Input for this task:
-- Start --

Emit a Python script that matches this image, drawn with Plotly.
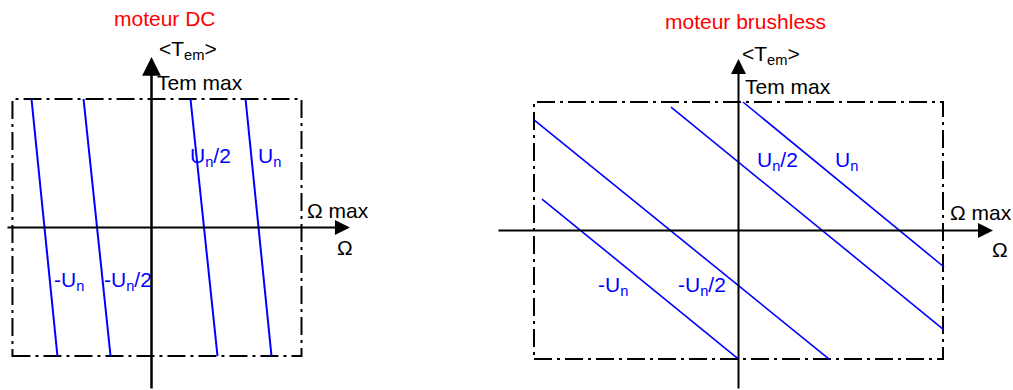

-- End --
-- Start --

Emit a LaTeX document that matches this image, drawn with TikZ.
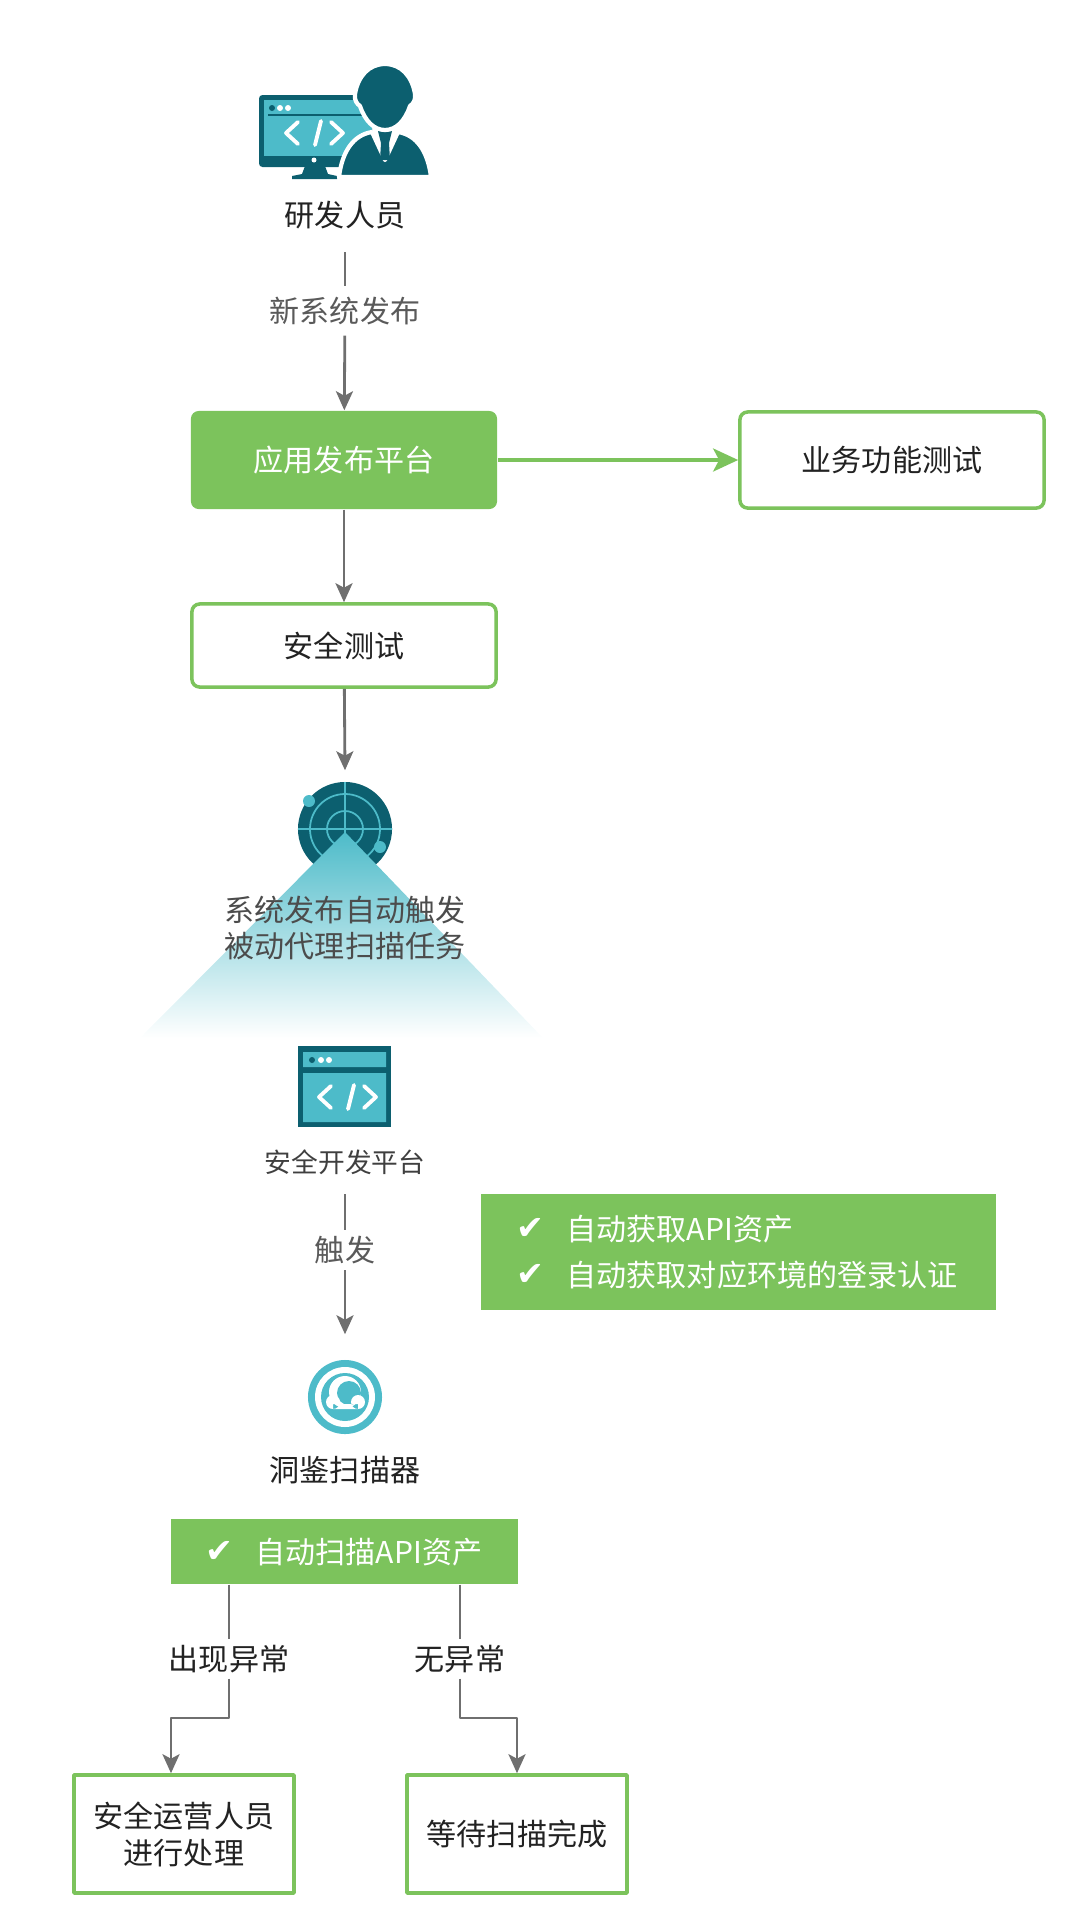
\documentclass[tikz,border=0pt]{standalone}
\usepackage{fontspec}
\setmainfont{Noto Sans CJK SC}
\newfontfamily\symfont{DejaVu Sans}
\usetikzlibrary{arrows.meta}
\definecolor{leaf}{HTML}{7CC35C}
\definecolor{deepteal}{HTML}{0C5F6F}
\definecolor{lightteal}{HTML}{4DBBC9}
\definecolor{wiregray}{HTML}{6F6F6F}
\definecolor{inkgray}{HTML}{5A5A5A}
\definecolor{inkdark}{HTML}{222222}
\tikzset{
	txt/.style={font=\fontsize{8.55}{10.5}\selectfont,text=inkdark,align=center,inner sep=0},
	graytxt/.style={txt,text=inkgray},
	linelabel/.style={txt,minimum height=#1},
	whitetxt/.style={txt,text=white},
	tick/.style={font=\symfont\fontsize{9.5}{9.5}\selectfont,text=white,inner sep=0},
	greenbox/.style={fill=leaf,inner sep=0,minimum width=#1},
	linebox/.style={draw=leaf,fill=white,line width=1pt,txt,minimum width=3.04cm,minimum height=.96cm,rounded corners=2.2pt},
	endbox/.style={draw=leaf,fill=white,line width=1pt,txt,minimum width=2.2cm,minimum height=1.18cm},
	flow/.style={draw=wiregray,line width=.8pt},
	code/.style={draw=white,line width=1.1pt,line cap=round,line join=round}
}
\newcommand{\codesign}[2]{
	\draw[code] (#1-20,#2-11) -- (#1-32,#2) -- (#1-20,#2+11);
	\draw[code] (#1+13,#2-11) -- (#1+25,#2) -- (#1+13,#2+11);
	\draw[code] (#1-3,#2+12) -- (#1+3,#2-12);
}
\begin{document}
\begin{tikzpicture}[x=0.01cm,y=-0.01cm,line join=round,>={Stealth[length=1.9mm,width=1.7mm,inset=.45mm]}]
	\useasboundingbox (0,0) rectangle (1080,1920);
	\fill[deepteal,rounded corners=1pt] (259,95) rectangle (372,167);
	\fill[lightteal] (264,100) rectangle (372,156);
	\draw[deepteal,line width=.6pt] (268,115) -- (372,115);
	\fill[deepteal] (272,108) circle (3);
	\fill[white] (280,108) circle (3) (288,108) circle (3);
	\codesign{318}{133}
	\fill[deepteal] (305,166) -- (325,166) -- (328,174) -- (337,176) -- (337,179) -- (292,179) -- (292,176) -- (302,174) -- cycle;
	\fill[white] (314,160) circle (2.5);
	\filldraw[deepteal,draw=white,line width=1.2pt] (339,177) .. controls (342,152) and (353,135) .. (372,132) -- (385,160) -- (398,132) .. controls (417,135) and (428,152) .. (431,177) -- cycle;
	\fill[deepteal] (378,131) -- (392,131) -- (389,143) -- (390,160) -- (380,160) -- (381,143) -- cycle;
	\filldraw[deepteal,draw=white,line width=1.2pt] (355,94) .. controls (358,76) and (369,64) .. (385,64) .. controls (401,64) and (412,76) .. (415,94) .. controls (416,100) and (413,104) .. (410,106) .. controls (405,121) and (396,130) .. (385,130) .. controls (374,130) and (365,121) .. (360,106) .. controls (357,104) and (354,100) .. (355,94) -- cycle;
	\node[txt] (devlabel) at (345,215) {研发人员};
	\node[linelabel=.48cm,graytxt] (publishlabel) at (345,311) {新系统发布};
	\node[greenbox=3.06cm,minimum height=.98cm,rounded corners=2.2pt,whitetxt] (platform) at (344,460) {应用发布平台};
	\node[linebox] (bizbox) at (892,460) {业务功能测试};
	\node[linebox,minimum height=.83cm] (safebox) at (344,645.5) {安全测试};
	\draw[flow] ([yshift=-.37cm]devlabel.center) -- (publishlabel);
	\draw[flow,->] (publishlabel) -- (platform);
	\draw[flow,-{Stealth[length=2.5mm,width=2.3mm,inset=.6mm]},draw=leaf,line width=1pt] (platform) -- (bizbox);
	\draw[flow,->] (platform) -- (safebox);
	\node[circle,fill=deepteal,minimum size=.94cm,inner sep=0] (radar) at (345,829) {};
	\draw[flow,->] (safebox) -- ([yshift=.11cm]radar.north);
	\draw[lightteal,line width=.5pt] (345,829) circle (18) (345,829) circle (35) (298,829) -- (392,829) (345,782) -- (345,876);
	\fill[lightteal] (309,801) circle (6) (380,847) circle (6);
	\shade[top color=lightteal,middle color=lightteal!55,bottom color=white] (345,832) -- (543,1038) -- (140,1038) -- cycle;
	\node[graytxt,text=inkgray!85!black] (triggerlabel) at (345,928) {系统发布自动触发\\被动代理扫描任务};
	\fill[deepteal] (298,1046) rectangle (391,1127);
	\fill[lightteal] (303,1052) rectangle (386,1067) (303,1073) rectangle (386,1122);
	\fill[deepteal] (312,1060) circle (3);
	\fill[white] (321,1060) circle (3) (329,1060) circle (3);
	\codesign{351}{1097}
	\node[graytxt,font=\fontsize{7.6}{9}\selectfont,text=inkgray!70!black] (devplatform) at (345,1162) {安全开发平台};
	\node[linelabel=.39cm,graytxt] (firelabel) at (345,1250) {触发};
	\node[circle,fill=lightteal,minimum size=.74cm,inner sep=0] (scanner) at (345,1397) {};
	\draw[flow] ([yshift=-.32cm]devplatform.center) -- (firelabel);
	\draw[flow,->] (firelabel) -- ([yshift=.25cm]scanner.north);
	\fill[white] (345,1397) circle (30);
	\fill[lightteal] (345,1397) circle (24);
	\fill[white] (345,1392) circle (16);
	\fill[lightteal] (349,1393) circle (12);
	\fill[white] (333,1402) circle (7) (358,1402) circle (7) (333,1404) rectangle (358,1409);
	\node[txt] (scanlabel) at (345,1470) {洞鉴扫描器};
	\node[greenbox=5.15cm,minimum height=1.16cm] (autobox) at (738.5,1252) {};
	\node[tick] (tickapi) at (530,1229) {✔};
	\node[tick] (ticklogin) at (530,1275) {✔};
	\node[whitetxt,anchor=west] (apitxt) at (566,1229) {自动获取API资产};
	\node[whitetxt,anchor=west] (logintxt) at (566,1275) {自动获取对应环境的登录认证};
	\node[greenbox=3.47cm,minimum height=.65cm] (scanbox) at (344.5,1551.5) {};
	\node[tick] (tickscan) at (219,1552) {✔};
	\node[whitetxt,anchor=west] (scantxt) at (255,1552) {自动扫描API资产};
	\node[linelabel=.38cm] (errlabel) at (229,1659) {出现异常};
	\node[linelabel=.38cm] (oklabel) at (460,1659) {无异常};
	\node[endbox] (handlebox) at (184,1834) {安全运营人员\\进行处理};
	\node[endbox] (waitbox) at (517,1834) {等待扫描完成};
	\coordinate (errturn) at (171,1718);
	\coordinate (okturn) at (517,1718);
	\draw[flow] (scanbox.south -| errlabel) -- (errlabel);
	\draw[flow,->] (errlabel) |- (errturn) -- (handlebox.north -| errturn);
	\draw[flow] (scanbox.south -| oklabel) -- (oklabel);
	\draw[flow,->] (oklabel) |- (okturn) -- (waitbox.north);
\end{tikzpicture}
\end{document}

-- End --

Set task: List the lines of the material in which the word "Emit" occurs.

Response to this exercise:
Emit a Python script that matches this image, drawn with Plotly.
Emit a LaTeX document that matches this image, drawn with TikZ.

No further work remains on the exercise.